The Democrats, both in Congress and in the administration, are the incumbent party of power now, and will start to bear the burden of blame for current conditions.
Finally, as fellow Massachusetts pol Tip O’Neil famously said, all politics is local. Coakley has, at best, run a complacent campaign. At one extreme, the campaign can be portrayed as a campaign of entitlement — she expected to coast to victory. I can understand the national Democrats’ overlooking the Mass. Senate race, but the actual candidate still has to win, and convincing her base to support her in a special election in January is critical. She hasn’t. Massachusetts has elected Republicans state-wide, and until 2007 had a lock on governor for 16 years. They’re not scared of electing Republicans, and in an election that superficially appears to not matter, very well may do so.
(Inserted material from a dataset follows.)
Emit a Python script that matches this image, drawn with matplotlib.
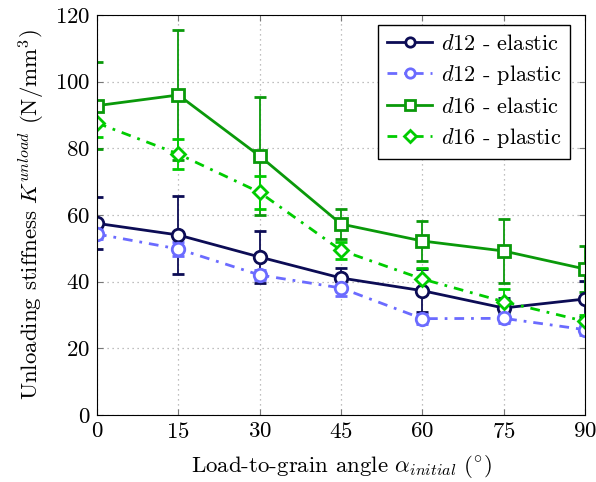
import matplotlib
matplotlib.use("Agg")
import matplotlib.pyplot as plt

plt.rcParams["font.family"] = "serif"
plt.rcParams["font.serif"] = ["cmr10", "DejaVu Serif"]
plt.rcParams["mathtext.fontset"] = "cm"
plt.rcParams["axes.unicode_minus"] = False
plt.rcParams["axes.formatter.use_mathtext"] = True

angles = [0, 15, 30, 45, 60, 75, 90]

d12_elastic = [57.5, 54.0, 47.4, 41.1, 37.3, 32.1, 34.8]
d12_elastic_err = [7.8, 11.7, 7.8, 3.0, 6.5, 3.0, 5.5]

d12_plastic = [54.3, 49.8, 42.0, 38.1, 28.9, 29.0, 25.6]
d12_plastic_err = [1.5, 2.0, 1.5, 2.4, 1.5, 1.5, 1.5]

d16_elastic = [92.8, 96.0, 77.7, 57.3, 52.2, 49.2, 43.8]
d16_elastic_err = [13.0, 19.5, 17.8, 4.5, 6.0, 9.5, 7.0]

d16_plastic = [87.6, 78.3, 66.8, 49.4, 40.8, 34.0, 28.1]
d16_plastic_err = [4.2, 4.5, 5.0, 2.5, 3.3, 3.8, 2.0]

dashdot = (0, (3.5, 2.5, 1, 2.5))
series = [
    (d12_elastic, d12_elastic_err, "$d12$ - elastic", "#0c0c55", "-", "o"),
    (d12_plastic, d12_plastic_err, "$d12$ - plastic", "#6b6bff", dashdot, "o"),
    (d16_elastic, d16_elastic_err, "$d16$ - elastic", "#0a990a", "-", "s"),
    (d16_plastic, d16_plastic_err, "$d16$ - plastic", "#00cc00", dashdot, "D"),
]

fig = plt.figure(figsize=(5.96, 4.82), dpi=100)
ax = fig.add_axes([97 / 596, 67 / 482, 488 / 596, 400 / 482])

handles = []
for values, errs, label, color, ls, marker in series:
    eb = ax.errorbar(
        angles, values, yerr=errs,
        color=color, linestyle=ls, linewidth=2.0,
        marker=marker, markersize=9 if marker != "D" else 7.5,
        markerfacecolor="white", markeredgecolor=color, markeredgewidth=2.0,
        ecolor=color, elinewidth=1.3, capsize=4.5, capthick=1.3,
    )
    eb.lines[0].set_label(label)
    handles.append(eb.lines[0])

ax.set_xlim(0, 90)
ax.set_ylim(0, 120)
ax.set_xticks(angles)
ax.set_yticks(range(0, 121, 20))
ax.tick_params(direction="in", top=True, right=True, labelsize=16.5, length=4,
               color="#777777", pad=5)
ax.grid(True, linestyle=(0, (1, 3)), color="#aaaaaa", linewidth=0.9)

ax.set_xlabel(r"Load-to-grain angle $\alpha_{initial}$ ($^{\circ}$)", fontsize=16.5, labelpad=8)
ax.set_ylabel(r"Unloading stiffness $K^{unload}$ (N/mm$^3$)", fontsize=16.5, labelpad=6)

leg = ax.legend(handles=handles, loc="upper right", fontsize=16, frameon=True,
                fancybox=False, edgecolor="black", framealpha=1, borderpad=0.4,
                handlelength=2.0, handletextpad=0.4, labelspacing=0.42,
                markerscale=0.75, borderaxespad=0, bbox_to_anchor=(0.969, 0.975))
leg.get_frame().set_linewidth(1.0)

fig.savefig("out.png", dpi=100)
The problem is that, as we know, this election does matter in both tactical and strategic senses. Tactically, it could (and probably would) torpedo health care reform. Of course, the Democrats can then blame the Republicans for this failure, but a) that’s the only good that would come from a Brown victory, and b) this argument, too, assumes that average citizens understand that 59% of the vote in the US Senate is not enough. They won’t get that, but rather see a party with 59% of the votes in the Senate failing miserably to pass the Administration’s signature issue.
Strategically, the implications are clear. The Democrats can, and will, be portrayed both as free-spending socialists who can’t be trusted with our tax dollars, yet simultaneously be portrayed as unable to simply and effectively govern with huge majorities in both Houses of Congress and the Presidency. We can’t trust the Dems because they’re pointlessly spending all our money, yet we can’t trust the Dems because they can’t seem to spend all our money.
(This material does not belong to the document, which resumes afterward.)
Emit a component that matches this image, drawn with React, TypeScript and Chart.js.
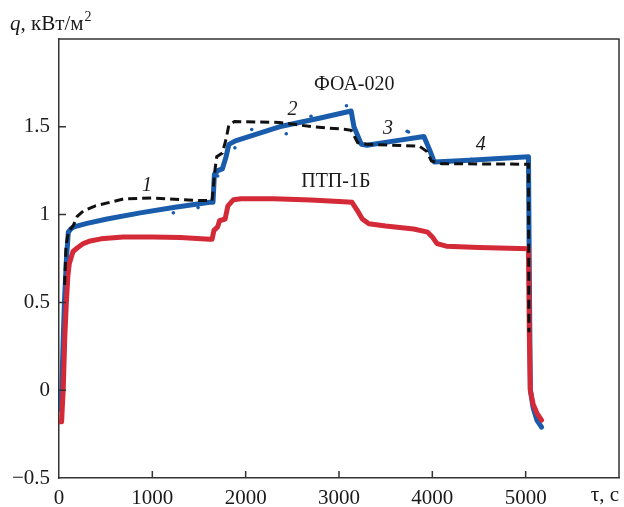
import React, { useEffect, useRef } from 'react';
import { Chart, registerables } from 'chart.js';

Chart.register(...registerables);

// ---- data ----
const xTickValues = [0, 1000, 2000, 3000, 4000, 5000];
const yTickValues = [-0.5, 0, 0.5, 1, 1.5];

// ПТП-1Б (red)
const redT = [0, 28, 35, 45, 62, 79, 95, 110, 150, 195, 260, 335, 450, 690, 1000, 1300, 1615, 1640, 1660, 1700, 1720, 1780, 1810, 1870, 1950, 2300, 2700, 3000, 3140, 3200, 3250, 3320, 3500, 3800, 3950, 4000, 4050, 4150, 4500, 5030, 5040, 5050, 5080, 5120, 5170];
const redQ = [-0.18, -0.18, -0.1, 0.0, 0.3, 0.5, 0.65, 0.72, 0.79, 0.81, 0.835, 0.85, 0.862, 0.873, 0.873, 0.87, 0.86, 0.86, 0.91, 0.93, 0.965, 0.975, 1.05, 1.085, 1.09, 1.09, 1.083, 1.075, 1.07, 1.02, 0.975, 0.948, 0.935, 0.918, 0.9, 0.873, 0.835, 0.82, 0.812, 0.805, 0.3, 0.0, -0.08, -0.13, -0.17];

// ФОА-020 measured (blue)
const blueT = [15, 30, 40, 58, 80, 100, 130, 160, 300, 515, 870, 1225, 1615, 1650, 1665, 1700, 1750, 1790, 1820, 1890, 2360, 2800, 3130, 3160, 3240, 3300, 3600, 3910, 3970, 4020, 4400, 5030, 5040, 5050, 5080, 5120, 5170];
const blueQ = [-0.11, 0.0, 0.2, 0.5, 0.75, 0.9, 0.92, 0.93, 0.95, 0.975, 1.01, 1.04, 1.07, 1.07, 1.23, 1.25, 1.26, 1.33, 1.4, 1.42, 1.5, 1.55, 1.59, 1.5, 1.4, 1.395, 1.42, 1.445, 1.37, 1.3, 1.31, 1.33, 0.6, 0.0, -0.1, -0.17, -0.21];

// blue scattered measurement points
const dotT = [1225, 1490, 1885, 2065, 2435, 3080, 3730, 3745, 4420, 1700, 2700];
const dotQ = [1.01, 1.04, 1.38, 1.485, 1.46, 1.62, 1.475, 1.47, 1.315, 1.22, 1.56];

// model (black dashed)
const modelT = [60, 75, 100, 155, 195, 260, 390, 700, 1000, 1300, 1500, 1640, 1670, 1690, 1750, 1790, 1820, 1880, 2360, 2720, 3075, 3130, 3200, 3300, 3860, 3940, 3990, 4100, 5030, 5035];
const modelQ = [0.6, 0.82, 0.9, 0.94, 0.99, 1.02, 1.05, 1.09, 1.095, 1.085, 1.08, 1.08, 1.25, 1.33, 1.35, 1.43, 1.51, 1.53, 1.525, 1.5, 1.485, 1.48, 1.41, 1.4, 1.39, 1.36, 1.305, 1.29, 1.287, 0.33];

// annotations
const labelTexts = ['ФОА-020', 'ПТП-1Б', '1', '2', '3', '4'];
const labelT = [3163, 2966, 943, 2502, 3526, 4519];
const labelQ = [1.74, 1.187, 1.162, 1.598, 1.49, 1.40];
const labelItalic = [false, false, true, true, true, true];

const pts = (t: number[], q: number[]) => t.map((v, i) => ({ x: v, y: q[i] }));

const SERIF = '"Liberation Serif", "DejaVu Serif", serif';
const AXIS_COLOR = '#333333';

const decorPlugin = {
  id: 'decor',
  afterDatasetsDraw(chart: any) {
    const ctx = chart.ctx;
    const xs = chart.scales.x;
    const ys = chart.scales.y;
    ctx.save();
    ctx.fillStyle = '#1a1a1a';
    ctx.textAlign = 'center';
    ctx.textBaseline = 'middle';
    labelTexts.forEach((txt, i) => {
      ctx.font = (labelItalic[i] ? 'italic ' : '') + '20px ' + SERIF;
      ctx.fillText(txt, xs.getPixelForValue(labelT[i]), ys.getPixelForValue(labelQ[i]));
    });
    ctx.restore();
  },
  afterDraw(chart: any) {
    const ctx = chart.ctx;
    const a = chart.chartArea;
    const xs = chart.scales.x;
    const ys = chart.scales.y;
    ctx.save();
    ctx.strokeStyle = AXIS_COLOR;
    ctx.lineWidth = 1.5;
    // top and right frame
    ctx.beginPath();
    ctx.moveTo(a.left, a.top);
    ctx.lineTo(a.right, a.top);
    ctx.lineTo(a.right, a.bottom);
    ctx.stroke();
    // inward ticks
    ctx.beginPath();
    xTickValues.forEach((v) => {
      if (v === 0) return;
      const px = xs.getPixelForValue(v);
      ctx.moveTo(px, a.bottom);
      ctx.lineTo(px, a.bottom - 7);
    });
    yTickValues.forEach((v) => {
      if (v === -0.5) return;
      const py = ys.getPixelForValue(v);
      ctx.moveTo(a.left, py);
      ctx.lineTo(a.left + 7, py);
    });
    ctx.stroke();
    // axis titles
    ctx.fillStyle = '#1a1a1a';
    ctx.textBaseline = 'alphabetic';
    ctx.textAlign = 'left';
    let x = 10;
    const base = 30;
    ctx.font = 'italic 21px ' + SERIF;
    ctx.fillText('q', x, base);
    x += ctx.measureText('q').width;
    ctx.font = '21px ' + SERIF;
    const rest = ', кВт/м';
    ctx.fillText(rest, x, base);
    x += ctx.measureText(rest).width + 1;
    ctx.font = '14px ' + SERIF;
    ctx.fillText('2', x, base - 9);
    ctx.font = '21px ' + SERIF;
    ctx.textAlign = 'right';
    ctx.textBaseline = 'middle';
    ctx.fillText('τ, с', a.right, 495);
    ctx.restore();
  },
};

export default function App() {
  const ref = useRef<HTMLCanvasElement | null>(null);
  useEffect(() => {
    document.body.style.margin = '0';
    const canvas = ref.current;
    if (!canvas) return;
    const chart = new Chart(canvas, {
      type: 'line',
      data: {
        datasets: [
          {
            label: 'model',
            data: pts(modelT, modelQ),
            borderColor: '#111111',
            borderWidth: 3,
            borderDash: [9, 5],
            pointRadius: 0,
            fill: false,
            tension: 0,
          },
          {
            label: 'ПТП-1Б',
            data: pts(redT, redQ),
            borderColor: 'rgb(212, 42, 56)',
            borderWidth: 5,
            pointRadius: 0,
            fill: false,
            tension: 0,
            borderJoinStyle: 'round',
            borderCapStyle: 'round',
          },
          {
            label: 'ФОА-020',
            data: pts(blueT, blueQ),
            borderColor: 'rgb(26, 92, 172)',
            borderWidth: 5,
            pointRadius: 0,
            fill: false,
            tension: 0,
            borderJoinStyle: 'round',
            borderCapStyle: 'round',
          },
          {
            type: 'scatter',
            label: 'dots',
            data: pts(dotT, dotQ),
            backgroundColor: 'rgb(26, 92, 172)',
            borderWidth: 0,
            pointRadius: 1.8,
            showLine: false,
          } as any,
        ],
      },
      options: {
        animation: false,
        responsive: false,
        maintainAspectRatio: false,
        layout: { padding: { left: 0, top: 39, right: 5, bottom: 0 } },
        plugins: { legend: { display: false }, tooltip: { enabled: false } },
        scales: {
          x: {
            type: 'linear',
            min: 0,
            max: 6000,
            afterFit: (s: any) => { s.height = 29; },
            afterBuildTicks: (s: any) => { s.ticks = xTickValues.map((v) => ({ value: v })); },
            grid: { display: false, drawTicks: false },
            border: { display: true, color: AXIS_COLOR, width: 1.5 },
            ticks: {
              padding: 8,
              color: '#1a1a1a',
              font: { family: SERIF, size: 21 },
              maxRotation: 0,
              autoSkip: false,
              callback: (v: any) => String(v),
            },
          },
          y: {
            type: 'linear',
            min: -0.5,
            max: 2,
            afterFit: (s: any) => { s.width = 59; },
            afterBuildTicks: (s: any) => { s.ticks = yTickValues.map((v) => ({ value: v })); },
            grid: { display: false, drawTicks: false },
            border: { display: true, color: AXIS_COLOR, width: 1.5 },
            ticks: {
              padding: 9,
              color: '#1a1a1a',
              font: { family: SERIF, size: 21 },
              autoSkip: false,
              callback: (v: any) => (v < 0 ? '−' + String(Math.abs(v)) : String(v)),
            },
          },
        },
      },
      plugins: [decorPlugin],
    });
    return () => chart.destroy();
  }, []);
  return (
    <div style={{ position: 'absolute', left: 0, top: 0, width: 624, height: 507, background: '#fff' }}>
      <canvas ref={ref} width={624} height={507} style={{ width: 624, height: 507, display: 'block' }} />
    </div>
  );
}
This is before the symbolic value of it being Massachusetts, in Teddy Kennedy’s seat, is exploited even superficially. The tea baggers and Republicans writ large will go ape shit, and the Democrats will embrace chicken little. Both will be over-reactions, but the potential damage caused by not passing health care reform should not be underestimated.
If Brown should win, I don’t think the Democrats will suddenly lose the House in 2010. The conditions are different than 1994, which is another post entirely. They’ll lose seats in both the House and the Senate, but anybody who knows anything about House elections already know that the Dems will lose seats in the House.
Will Brown win? Silver suggests a tend back towards Coakley, and these numbers don’t include the weekend blitz by the Democrats (contra Silver, as he points out, Franklin reaches a different estimation). I wouldn’t be surprised either way, yet I have faith that Coakley will pull it out. But it’s nothing more than faith, and it pisses me off that it should come to nothing more than faith in Massachusetts of all places. Rationally, structural and contextual variables are aligned against the Democrats in this special election: significantly lower turnout favors the Republicans, the Democrats are now the incumbent party of government lending a protest-vote dynamic that typify special elections, and Coakley has run a magnificently shitty campaign.
However, in a state as blue as Massachusetts, the Democrats should have overcome these hurdles due to the built in partisan advantage. They haven’t.